Crude oil prices fell, halting a two-day rally driven by escalating geopolitical tensions. West Texas Intermediate (WTI, Financial) crude futures dropped 0.7%, settling below $69 per barrel. The earlier rise in oil prices was triggered by Ukraine's armed forces launching British-made cruise missiles at Russian military targets, coupled with Russia's heightened nuclear retaliation threats.
The market's upward momentum was curtailed following the U.S. Energy Information Administration's (EIA) report, which revealed an increase in U.S. crude oil inventories by 545,000 barrels and gasoline inventories by 2.05 million barrels.
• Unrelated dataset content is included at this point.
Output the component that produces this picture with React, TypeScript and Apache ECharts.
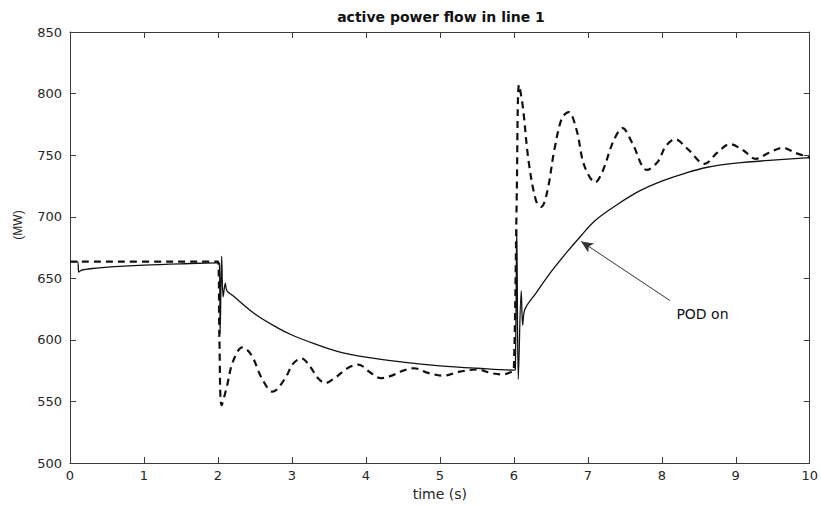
import React, { useEffect, useRef } from "react";
import * as echarts from "echarts";

const titleText = "active power flow in line 1";
const xName = "time (s)";
const yName = "(MW)";
const annotationText = "POD on";

const xTicks = { min: 0, max: 10, interval: 1 };
const yTicks = { min: 500, max: 850, interval: 50 };

// POD on (solid)
const podOnTime = [
  0, 0.1, 0.12, 0.15, 0.3, 0.6, 1.0, 1.5, 2.0, 2.02, 2.03, 2.05, 2.07, 2.1, 2.12, 2.2,
  2.5, 2.8, 3.0, 3.3, 3.6, 4.0, 4.5, 5.0, 5.5, 6.0, 6.02, 6.04, 6.06, 6.1, 6.12, 6.15,
  6.3, 6.5, 6.7, 6.9, 7.1, 7.4, 7.7, 8.0, 8.3, 8.6, 9.0, 9.5, 10,
];
const podOnValue = [
  663.5, 663.5, 655, 656.5, 658, 659.5, 660.8, 661.8, 662.5, 662, 605, 668, 635, 646, 640, 636,
  621, 610, 604, 597, 591, 586, 582, 579, 577, 575.5, 576, 690, 568, 640, 612, 625,
  638, 655, 670, 684, 697, 710, 721, 729, 735, 740, 743.5, 746, 748,
];

// POD off (dashed)
const podOffTime = [
  0, 2.0, 2.02, 2.05, 2.12, 2.2, 2.33, 2.45, 2.6, 2.74, 2.9, 3.02, 3.13, 3.25, 3.35, 3.45,
  3.6, 3.75, 3.9, 4.05, 4.2, 4.35, 4.5, 4.65, 4.85, 5.05, 5.25, 5.5, 5.7, 5.85, 5.97, 6.0,
  6.04, 6.07, 6.12, 6.2, 6.3, 6.37, 6.45, 6.55, 6.65, 6.74, 6.85, 6.95, 7.1, 7.2, 7.35,
  7.47, 7.6, 7.8, 7.95, 8.05, 8.18, 8.35, 8.58, 8.75, 8.92, 9.1, 9.27, 9.45, 9.64, 9.8, 10,
];
const podOffValue = [
  663.5, 663.5, 600, 547, 562, 582, 594, 588, 568, 558, 568, 581, 585, 578, 569, 565,
  570, 577, 580, 574, 569, 571, 575, 577, 573, 571, 574, 576, 573, 572, 574, 575,
  720, 807, 790, 745, 713, 708, 720, 755, 780, 785, 770, 742, 728, 737, 762,
  772, 760, 738, 745, 757, 763, 755, 743, 752, 759, 754, 747, 752, 756, 752, 748,
];

// Arrow annotation: from (tail) to (head) in data coordinates
const arrowTail = [8.11, 632];
const arrowHead = [6.91, 680];
const labelPos = [8.55, 621];

const FONT = "DejaVu Sans";
const AXIS_COLOR = "#3a3a3a";
const TEXT_COLOR = "#262626";

export default function App() {
  const ref = useRef<HTMLDivElement>(null);

  useEffect(() => {
    document.body.style.margin = "0";
    if (!ref.current) return;
    const chart = echarts.init(ref.current, undefined, { renderer: "svg" });

    const axisCommon = {
      type: "value" as const,
      axisLine: { show: true, onZero: false, lineStyle: { color: AXIS_COLOR, width: 1 } },
      axisTick: { show: true, inside: true, length: 6, lineStyle: { color: AXIS_COLOR } },
      splitLine: { show: false },
    };

    chart.setOption({
      animation: false,
      backgroundColor: "#ffffff",
      grid: { left: 70, right: 9, top: 32, bottom: 41, containLabel: false },
      xAxis: [
        {
          ...axisCommon,
          ...xTicks,
          position: "bottom",
          axisLabel: { color: TEXT_COLOR, fontFamily: FONT, fontSize: 13, margin: 6 },
          name: xName,
          nameLocation: "middle",
          nameGap: 21,
          nameTextStyle: { color: TEXT_COLOR, fontFamily: FONT, fontSize: 14 },
        },
        {
          ...axisCommon,
          ...xTicks,
          position: "top",
          axisLabel: { show: false },
        },
      ],
      yAxis: [
        {
          ...axisCommon,
          ...yTicks,
          position: "left",
          axisLabel: { color: TEXT_COLOR, fontFamily: FONT, fontSize: 13, margin: 8 },
        },
        {
          ...axisCommon,
          ...yTicks,
          position: "right",
          axisLabel: { show: false },
        },
      ],
      graphic: [
        {
          type: "text",
          x: 441,
          y: 17,
          style: {
            text: titleText,
            fill: "#111",
            font: `bold 14px "${FONT}"`,
            textAlign: "center",
            textVerticalAlign: "middle",
          },
        },
        {
          type: "text",
          x: 18,
          y: 225,
          rotation: Math.PI / 2,
          style: {
            text: yName,
            fill: TEXT_COLOR,
            font: `12px "Liberation Sans"`,
            textAlign: "center",
            textVerticalAlign: "middle",
          },
        },
      ],
      series: [
        {
          name: "POD on",
          type: "line",
          xAxisIndex: 0,
          yAxisIndex: 0,
          data: podOnTime.map((t, i) => [t, podOnValue[i]]),
          showSymbol: false,
          smooth: 0.35,
          lineStyle: { color: "#111", width: 1.3, type: "solid" },
          silent: true,
          markLine: {
            silent: true,
            animation: false,
            symbol: ["none", "arrow"],
            symbolSize: [8, 12],
            label: { show: false },
            lineStyle: { color: "#333", width: 1, type: "solid" },
            data: [[{ coord: arrowTail }, { coord: arrowHead }]],
          },
          markPoint: {
            silent: true,
            symbol: "circle",
            symbolSize: 0,
            label: {
              show: true,
              formatter: annotationText,
              position: "inside",
              color: "#111",
              fontFamily: FONT,
              fontSize: 14,
            },
            data: [{ coord: labelPos }],
          },
        },
        {
          name: "POD off",
          type: "line",
          xAxisIndex: 0,
          yAxisIndex: 0,
          data: podOffTime.map((t, i) => [t, podOffValue[i]]),
          showSymbol: false,
          smooth: 0.35,
          lineStyle: { color: "#111", width: 2.2, type: [7, 5] },
          silent: true,
        },
      ],
    });

    return () => chart.dispose();
  }, []);

  return <div ref={ref} style={{ width: 821, height: 506 }} />;
}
Despite these bearish inventory figures, geopolitical developments continue to draw attention.
Russia has expressed readiness to discuss a potential ceasefire with Ukraine with the incoming U.S. President, Trump, sparking speculation about the possible resolution of the Russia-Ukraine conflict. According to analysts, the importance of the Russia-Ukraine conflict to investment markets is once again evident, as the oil market faces a new tug-of-war between geopolitical factors and supply dynamics.
Additionally, the approaching expiration of the December WTI contract contributed to market volatility. The WTI January crude futures fell 0.7%, settling at $68.75 per barrel. The December crude futures, which expired, settled at $68.87 per barrel, while Brent January crude futures also declined by 0.7%, closing at $72.81 per barrel.